Um dem Problem auf den Grund zu gehen, muss allerdings zunächst noch Moral von Moralismus unterschieden werden. Ich versuche mich an einer Definition, die keineswegs wissenschaftlich gesichert, sondern auf persönlichem Eindruck basiert. Während Moral eine persönliche Haltung, eine Ethik bzw. ein Kanon an Überzeugungen darstellt, mit dessen Hilfe individuelle Leitlinien für ein gutes Leben festgelegt werden können, scheint mir Moralismus derart negativ konnotiert zu sein, dass sich eine „Moralismuskeule“ als probates Mittel diskursiver und folglich auch ideologischer Selbstimmunisierung herauskristallisieren konnte. Der „Moralist“ so die Lesart, geht mit erhobenem Zeigefinger durch die Welt, ist überheblich und predigt Wasser, während er Wein trinkt. Kurzum, eine Gestalt mit der man nicht assoziiert werden will. Wäre diese Trennschärfe gegeben, so wäre die Debatte darüber hier beendet. Aber leider wie so oft, ist es deutlich komplizierter.
Denn viele der Gruppen, die anderen Moralismus vorwerfen, versuchen damit nicht nur eine Politik ohne rigorosen Moralismus zu etablieren, sondern eine Politik gänzlich ohne Moral und das ist in meinen Augen problematisch.
Veranschaulicht wird das im Kampfbegriff der vermeintlichen „Antimoralisten“ besonders gut, der beleidigend gebrauchte Ausdruck des „Gutmenschen“. Das sind Leute, die sich für Gleichberechtigung, sexuelle Minderheiten oder Geflüchtete eingesetzt haben, also gemäß ihrer moralischen Überzeugung, politisch gehandelt haben. Wenn uns diese intrinsische Motivation und Begründung, eigenen Handelns verboten würde, was bliebe uns da noch? Wahrscheinlich ein vollkommen verzerrtes Bild von Rationalität, naiv verkennend, wie ideologisch dehnbar jegliche Statistik oder anscheinend objektive Studie ist.
Ohne Moral keine Politik
Ja, Moral ist höchst Subjektiv und Biographie- sowie Milieuabhängig. Aber sie konstituiert eine Gesellschaft, ihren Wertekanon und ihre Identifikationsgrundlage. Sie aus dem Politischen Raum zu verbannen, würde soziale Dynamiken zum Erliegen bringen, Gerechtigkeitssinn entkernen und Grundrechte delegitimieren.
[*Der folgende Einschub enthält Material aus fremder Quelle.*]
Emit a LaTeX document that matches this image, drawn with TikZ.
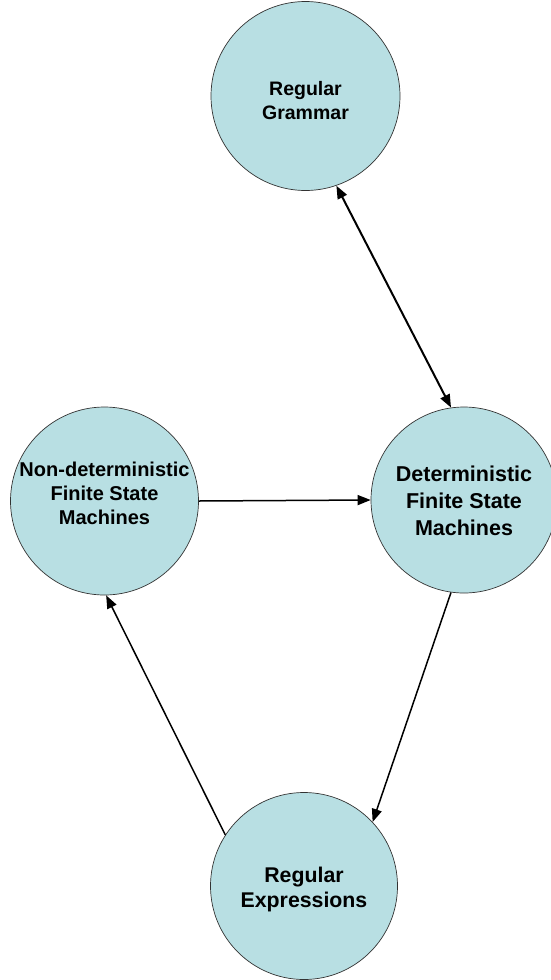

Moral ist nur in Zivilisation, im sozialen Raum relevant, also zumindest indirekt immer politisch. Und Politik ohne Moral ist Verwaltungsbürokratie.
Der Moralismus aber, wirkt entpolitisierend, denn er versucht rigoros und missionarisch eine individuelle Moralvorstellung als Grundsatz für andere festzulegen. Das ist nicht nur apolitisch sondern sogar antipolitisch. Die Alternativen werden vernachlässigt, es entsteht ein verkürztes, autoritäres Freund-Feind-Weltbild, das Sie ahnen es, genau den Kräften zupasskommt, die die Moral mit Hilfe der Moralismuskeule, aus der Politik zu drängen versuchen. Moral geht weit über christliche Nächstenliebe hinaus, aber bereits das ist Sozialdarwinisten und Xenophoben ein Dorn im Auge. Die Menschen öffentlich anzugreifen, die nach diesem Prinzip agieren ist der Versuch, die Werte, die aus den Taten dieser Menschen sprechen, gesellschaftlich an den Rand zu drängen. Wir erleben das in besonderer Schärfe an der Kriminalisierung von Seenotretter*innen bei uns vor Ort oder von Menschenrechtsaktivist*innen jeglicher Art in Ländern wie Brasilien, Honduras, Philippinen oder China.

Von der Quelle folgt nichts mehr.